→ **EXERCISE DIRECTIONS**: Retype the data exactly, from its first line to the line containing "import plotly.graph_objects as go", including both, and skip any picture.

→ **DATASET EXCERPT**:
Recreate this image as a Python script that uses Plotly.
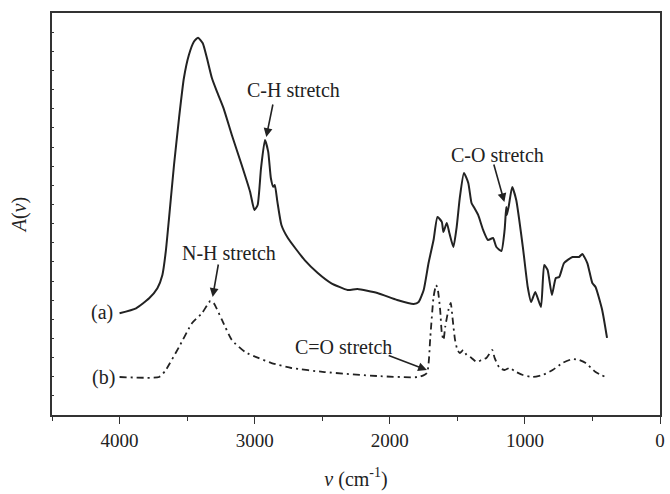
import plotly.graph_objects as go

# Curve (a): wavenumber (cm^-1) and absorbance (arb. units)
wn_a = [4000, 3878, 3781, 3720, 3683, 3658, 3634, 3597, 3560, 3524, 3487, 3450, 3419,
        3384, 3353, 3316, 3279, 3230, 3169, 3096, 3034, 3002, 2978, 2953, 2924, 2900,
        2880, 2863, 2851, 2832, 2802, 2753, 2630, 2533, 2435, 2312, 2239, 2092, 1945,
        1823, 1786, 1749, 1713, 1676, 1647, 1615, 1603, 1578, 1559, 1529, 1505, 1481,
        1451, 1419, 1395, 1378, 1346, 1309, 1273, 1236, 1211, 1174, 1150, 1138, 1133,
        1118, 1094, 1064, 1015, 979, 954, 923, 881, 857, 832, 800, 771, 746, 710, 648,
        599, 575, 538, 501, 477, 428, 392]
abs_a = [1.063, 1.115, 1.219, 1.324, 1.463, 1.706, 2.055, 2.612, 3.100, 3.518, 3.761,
         3.900, 3.942, 3.884, 3.727, 3.518, 3.378, 3.204, 2.926, 2.612, 2.333, 2.142,
         2.194, 2.578, 2.873, 2.751, 2.473, 2.385, 2.403, 2.229, 1.985, 1.846, 1.619,
         1.484, 1.379, 1.306, 1.316, 1.275, 1.202, 1.160, 1.181, 1.306, 1.588, 1.828,
         2.069, 2.017, 1.912, 2.006, 1.902, 1.755, 1.964, 2.278, 2.528, 2.424, 2.215,
         2.173, 2.090, 1.933, 1.828, 1.849, 1.755, 1.714, 1.933, 2.173, 2.090, 2.194,
         2.382, 2.246, 1.755, 1.337, 1.181, 1.285, 1.128, 1.567, 1.515, 1.254, 1.431,
         1.442, 1.588, 1.651, 1.651, 1.682, 1.588, 1.379, 1.337, 1.097, 0.805]

# Curve (b)
wn_b = [4000, 3707, 3658, 3560, 3463, 3389, 3328, 3303, 3242, 3169, 3071, 2973, 2875,
        2729, 2484, 2092, 1786, 1725, 1700, 1676, 1657, 1644, 1627, 1615, 1602, 1590,
        1566, 1549, 1534, 1517, 1499, 1481, 1456, 1431, 1395, 1358, 1321, 1285, 1241,
        1224, 1187, 1150, 1114, 1064, 1015, 942, 868, 795, 722, 648, 599, 550, 477, 404]
abs_b = [0.397, 0.397, 0.470, 0.710, 0.961, 1.066, 1.191, 1.170, 0.993, 0.784, 0.658,
         0.596, 0.543, 0.491, 0.449, 0.407, 0.397, 0.439, 0.815, 1.233, 1.358, 1.306,
         1.097, 0.857, 0.784, 0.919, 1.097, 1.170, 0.993, 0.784, 0.679, 0.648, 0.679,
         0.627, 0.596, 0.554, 0.575, 0.596, 0.679, 0.596, 0.491, 0.470, 0.491, 0.449,
         0.418, 0.397, 0.418, 0.470, 0.543, 0.585, 0.575, 0.543, 0.449, 0.397]

x_ticks = [4000, 3000, 2000, 1000, 0]
x_tick_labels = ["4000", "3000", "2000", "1000", "0"]

FONT = "Liberation Serif, Times New Roman, serif"
INK = "#222222"

fig = go.Figure()
fig.add_trace(go.Scatter(x=wn_a, y=abs_a, mode="lines",
                         line=dict(color=INK, width=2, shape="spline", smoothing=0.5),
                         showlegend=False))
fig.add_trace(go.Scatter(x=wn_b, y=abs_b, mode="lines",
                         line=dict(color=INK, width=1.8, dash="7px,4px,2px,4px",
                                   shape="spline", smoothing=0.5),
                         showlegend=False))

texts = [
    ("C-H stretch", 2716, 3.40),
    ("N-H stretch", 3193, 1.69),
    ("C=O stretch", 2342, 0.71),
    ("C-O stretch", 1204, 2.72),
    ("(a)", 4133, 1.066),
    ("(b)", 4118, 0.397),
]
for t, x, y in texts:
    fig.add_annotation(x=x, y=y, text=t, showarrow=False,
                       font=dict(family=FONT, size=20, color=INK))

arrows = [
    (2914, 2.905, 2863, 3.260),
    (3311, 1.233, 3267, 1.588),
    (1725, 0.470, 2019, 0.627),
    (1152, 2.225, 1233, 2.633),
]
for hx, hy, tx, ty in arrows:
    fig.add_annotation(x=hx, y=hy, ax=tx, ay=ty, axref="x", ayref="y",
                       text="", showarrow=True, arrowhead=2, arrowsize=1.1,
                       arrowwidth=1.6, arrowcolor=INK)

fig.update_layout(
    width=670, height=494,
    margin=dict(l=52, r=5, t=13, b=79),
    paper_bgcolor="white", plot_bgcolor="white",
    font=dict(family=FONT, color=INK),
    xaxis=dict(
        range=[4500, 0], tickvals=x_ticks, ticktext=x_tick_labels,
        ticks="outside", ticklen=7, tickwidth=1.3, tickcolor="#333",
        minor=dict(dtick=500, tick0=0, ticks="outside", ticklen=4, tickwidth=1.3,
                   tickcolor="#333", showgrid=False),
        showline=True, linecolor="#333", linewidth=1.5, mirror=True,
        showgrid=False, zeroline=False,
        tickfont=dict(family=FONT, size=19, color=INK),
        title=dict(text="<i>ν</i> (cm<sup>-1</sup>)",
                   font=dict(family=FONT, size=20, color=INK), standoff=22),
    ),
    yaxis=dict(
        range=[0, 4.2], dtick=0.2, tick0=0, showticklabels=False,
        ticks="inside", ticklen=2, tickwidth=1, tickcolor="#333",
        showline=True, linecolor="#333", linewidth=1.5, mirror=True,
        showgrid=False, zeroline=False,
        title=dict(text="<i>A</i>(<i>ν</i>)",
                   font=dict(family=FONT, size=20, color=INK), standoff=18),
    ),
)

fig.write_html("out.html")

→ **ANSWER TO THIS PROBLEM**:
Recreate this image as a Python script that uses Plotly.
import plotly.graph_objects as go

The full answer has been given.